Loudoun County's controversial Sheriff Donald L. Lacy, who remained in office despite a special grand jury's call for his resignation last year, has announced he will not seek reelection this fall.

Lacy, 33, who could not be reached for comment, told a Leesburg radio station that he would not seek another four-year term as head of the county's 100-officer force. The sheriff told WAGE he was stepping down because "this time my family must come first."

As of this week, no candidate from either party has formally declared to succeed him.

A former stock clerk and gas station attendant, Lacy became the first Republican sheriff in Loudoun history in 1979 when he upset Democratic incumbent Robert Legard, who had held the job for 16 years.

Though Lacy said his accomplishments included opening a new Sterling Park substation, adding more than 30 officers to his force, and lowering the county crime rate 20 percent since his election, his tenure has been marked by accusations of mismanagement and personal and financial improprieties.

Those accusations--leveled first by members of his own department--sparked a special grand jury investigation. The grand jury eventually cited Lacy for what it found to be misconduct and urged him to resign, but it did not recommend that any criminal charges be filed against him.

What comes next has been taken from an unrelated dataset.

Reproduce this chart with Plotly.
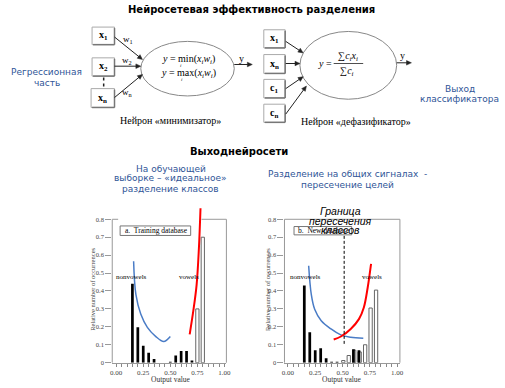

The seven-member panel did find, however, that Lacy had misused some county funds, "made a fool of himself" by drinking in public, intimidated members of his own department, helped cover up improper information in a search warrant and agreed to drop criminal charges at the request of friends. Although the jury said it probed "numerous charges of sexual misbehavior" it expressed doubt any could be proven in court.

Lacy denied the allegations, vowed to serve out his four-year term and issued a news release branding efforts to oust him as a "Latin American-style coup d'etat." The sheriff told WAGE that his decision not to run had nothing to do with the grand jury's findings.